How sneakers became the darlings of luxury fashion brands
Once the preserve of athletes and hip-hop artists, trainers are now a fashion staple and brands are vying for a foothold in the market
Hong Kong menswear designer Six Lee has a particular fondness for Oxford and loafer shoes. For the Antwerp-trained designer, they are part and parcel of an aesthetic which favours tailored and formalised menswear with a boyish twist. And when the CEO of footwear label Aqua Two contacted him in the hopes of creating a sneaker together, a new local product was born.
"I visited the company's factory in Xiamen to learn about the brand. I had never made sneakers before, so when I received their invitation I was quite surprised. What they proposed was totally out of my comfort zone, but I saw the task as a very fun challenge and decided to accept," Lee says.
The collection, which features a combination of details including marble print soles, leather with a holographic sheen, reptilian textures and classic tassels, is a design hybrid that marries Lee's love of tailoring with the practical comfort of trainers. More importantly, Lee's collection highlights one of fashion's biggest trends so far: stylish sports shoes.
It is hard to imagine that trainers were once considered a fashion faux pas, and ignored by the luxury elite.
These shoes, known as sneakers or "kicks" in American culture, were once the preserve of athletes and hip-hop artists, but since the movement has gone global, so too has mainstream adoption of sneakers outside the gym and on the street.
Of course, all of this has meant new and untapped opportunities for fashion brands to explore. Sneaker-mania has gone hand in hand with the rise of yoga pants and the overall movement of sportswear-casual apparel, which the fashion industry has dubbed "athleisure".
"People started favouring comfort over chic, giving the sneaker market a boost and creating a new kind of sport-hybrid fashion that was never accepted before by those in fashion," says Nicoline van Enter, creative director of international innovation and footwear education institute SLEM in the Netherlands.

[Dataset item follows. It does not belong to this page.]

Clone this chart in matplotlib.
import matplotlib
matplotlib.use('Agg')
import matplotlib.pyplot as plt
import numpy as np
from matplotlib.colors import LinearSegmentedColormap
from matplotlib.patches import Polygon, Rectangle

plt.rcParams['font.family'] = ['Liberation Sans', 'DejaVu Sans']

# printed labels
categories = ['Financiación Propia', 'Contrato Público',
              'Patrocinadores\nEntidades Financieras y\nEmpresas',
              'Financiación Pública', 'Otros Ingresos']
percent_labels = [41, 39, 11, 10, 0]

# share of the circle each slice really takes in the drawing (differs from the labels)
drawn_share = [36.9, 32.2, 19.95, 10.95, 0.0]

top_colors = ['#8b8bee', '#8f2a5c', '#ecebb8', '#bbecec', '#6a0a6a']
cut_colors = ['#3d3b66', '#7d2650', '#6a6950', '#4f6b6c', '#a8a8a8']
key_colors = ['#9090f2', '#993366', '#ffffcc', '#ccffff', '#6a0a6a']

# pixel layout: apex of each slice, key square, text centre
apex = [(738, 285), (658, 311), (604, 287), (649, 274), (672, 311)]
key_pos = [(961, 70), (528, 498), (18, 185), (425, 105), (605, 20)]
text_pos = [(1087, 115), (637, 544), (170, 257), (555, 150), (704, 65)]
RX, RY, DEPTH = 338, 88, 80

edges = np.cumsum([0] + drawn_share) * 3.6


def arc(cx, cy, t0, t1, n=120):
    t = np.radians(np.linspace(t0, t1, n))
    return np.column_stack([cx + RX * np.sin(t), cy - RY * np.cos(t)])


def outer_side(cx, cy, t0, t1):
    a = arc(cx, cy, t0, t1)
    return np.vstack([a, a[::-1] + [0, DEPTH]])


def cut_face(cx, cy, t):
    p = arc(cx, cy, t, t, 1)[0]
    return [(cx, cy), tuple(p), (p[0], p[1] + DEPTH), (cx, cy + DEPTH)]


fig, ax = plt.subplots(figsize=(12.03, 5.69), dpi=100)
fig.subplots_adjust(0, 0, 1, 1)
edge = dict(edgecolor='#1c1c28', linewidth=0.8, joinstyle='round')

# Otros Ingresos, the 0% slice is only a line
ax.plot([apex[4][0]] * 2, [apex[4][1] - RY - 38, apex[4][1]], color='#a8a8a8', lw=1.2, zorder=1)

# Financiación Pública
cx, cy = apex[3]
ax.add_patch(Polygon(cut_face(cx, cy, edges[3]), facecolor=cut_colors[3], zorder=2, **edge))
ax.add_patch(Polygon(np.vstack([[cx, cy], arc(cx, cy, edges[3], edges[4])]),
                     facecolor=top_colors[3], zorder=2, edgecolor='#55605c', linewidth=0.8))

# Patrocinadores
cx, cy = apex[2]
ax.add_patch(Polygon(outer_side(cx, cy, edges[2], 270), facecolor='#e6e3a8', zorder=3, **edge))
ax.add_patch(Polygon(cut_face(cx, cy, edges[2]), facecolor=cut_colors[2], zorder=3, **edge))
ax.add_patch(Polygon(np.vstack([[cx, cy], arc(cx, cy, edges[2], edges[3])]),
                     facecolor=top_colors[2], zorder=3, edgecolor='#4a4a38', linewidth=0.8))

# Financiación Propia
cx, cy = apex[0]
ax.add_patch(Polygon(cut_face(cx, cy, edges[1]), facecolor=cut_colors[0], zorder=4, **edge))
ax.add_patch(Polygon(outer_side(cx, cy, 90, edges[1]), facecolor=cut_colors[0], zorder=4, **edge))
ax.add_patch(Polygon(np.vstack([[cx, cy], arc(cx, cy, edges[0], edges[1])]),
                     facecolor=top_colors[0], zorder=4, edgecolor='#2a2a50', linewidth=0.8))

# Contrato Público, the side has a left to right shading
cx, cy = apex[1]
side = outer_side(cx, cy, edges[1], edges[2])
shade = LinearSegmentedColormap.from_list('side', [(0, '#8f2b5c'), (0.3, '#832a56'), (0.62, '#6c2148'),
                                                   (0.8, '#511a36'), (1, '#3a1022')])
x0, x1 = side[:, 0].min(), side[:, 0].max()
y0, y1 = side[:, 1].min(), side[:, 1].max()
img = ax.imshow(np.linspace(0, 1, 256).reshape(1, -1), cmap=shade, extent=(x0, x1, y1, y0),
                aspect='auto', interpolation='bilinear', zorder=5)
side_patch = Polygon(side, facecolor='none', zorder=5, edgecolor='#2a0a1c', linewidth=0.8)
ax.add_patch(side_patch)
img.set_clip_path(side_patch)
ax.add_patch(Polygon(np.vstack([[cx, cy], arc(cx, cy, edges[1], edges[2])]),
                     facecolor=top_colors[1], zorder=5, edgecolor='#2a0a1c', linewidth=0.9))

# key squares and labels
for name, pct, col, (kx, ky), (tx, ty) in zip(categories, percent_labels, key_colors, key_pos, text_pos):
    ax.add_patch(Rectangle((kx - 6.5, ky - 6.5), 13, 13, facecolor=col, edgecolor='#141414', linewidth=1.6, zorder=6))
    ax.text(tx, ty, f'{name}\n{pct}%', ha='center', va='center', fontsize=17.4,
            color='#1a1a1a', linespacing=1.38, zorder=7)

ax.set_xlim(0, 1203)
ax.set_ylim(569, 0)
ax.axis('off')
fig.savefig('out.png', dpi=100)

The shoe's undeniable popularity has tempted a variety of brands to enter the market. Some fall under luxury brands, such as the Dior Fusion trainers last season which marry the feminine with the hi-tech. Others are collaborations, such as London multi-brand outlet Garbstore's ongoing partnership with Reebok. Then there's sports brands such as Nike, whose Air Jordan line of sneakers started the trend in the 1980s, and whose Flyknit model has become a mainstay at fashion weeks all over the world.
And while all these different trainers might be considered by the end consumer as part of the same category, they vary dramatically. Luxury trainers, for example, are constructed with traditional methods and made with luxurious fabrics such as high-quality suede or leather. Sports performance versions, on the other hand, need to be constructed with more technical concerns in mind, such as breathability and impact resistance.
The current generation of fashion designers have grown up surrounded by urban culture. This was the case for Garbstore's founder, Ian Paley. "Growing up in the '70s and '80s and starting my career in the early '90s allowed me to see nearly all of the classic shoes when they were first released."
This has been a key factor in making trainers popular among the luxury elite. For Paley and his collaboration with Reebok, the philosophy is to create something new that relates to the brand's history. The approach has been successful, with 50 models created so far and many more in the pipeline.
Trainers also outpaced other shoe models owing to new manufacturing techniques that allow them to be produced quickly and affordably.
"Advancements such as injection moulding to create outsoles is especially suitable, allowing for many of the complex outsoles that we now see today," says Van Enter.
It seems almost every brand is moving into this category. The trend is reminiscent of the many luxury labels collaborating with figures in the art industry. In many cases, what makes sense business-wise often feels like a hollow and insincere branding exercise.
"In the past decade, focus has shifted entirely to marketing and one celebrity collaboration after another. More attention is paid to whom the brand should collaborate with next than what the shoes should look like, or what new technology they should bring," Van Enter says.
"Frankly, I see the most interesting sneakers coming from smaller independent brands that are either run by or have hired capable designers, such as EKN, Thorocraft, FEIT and Ruit Footwear. They care for design detail, construction and the environment."
The sneaker's foothold in society does not look like diminishing any time soon. Opportunities and new advancement in technologies such as 3D printing are ripe to differentiate what is a competitive industry.
Ultimately, trainers, or sneakers - or whatever you want to call them - are an important and interesting social commentary on the changing values and attitudes of who we are as a society.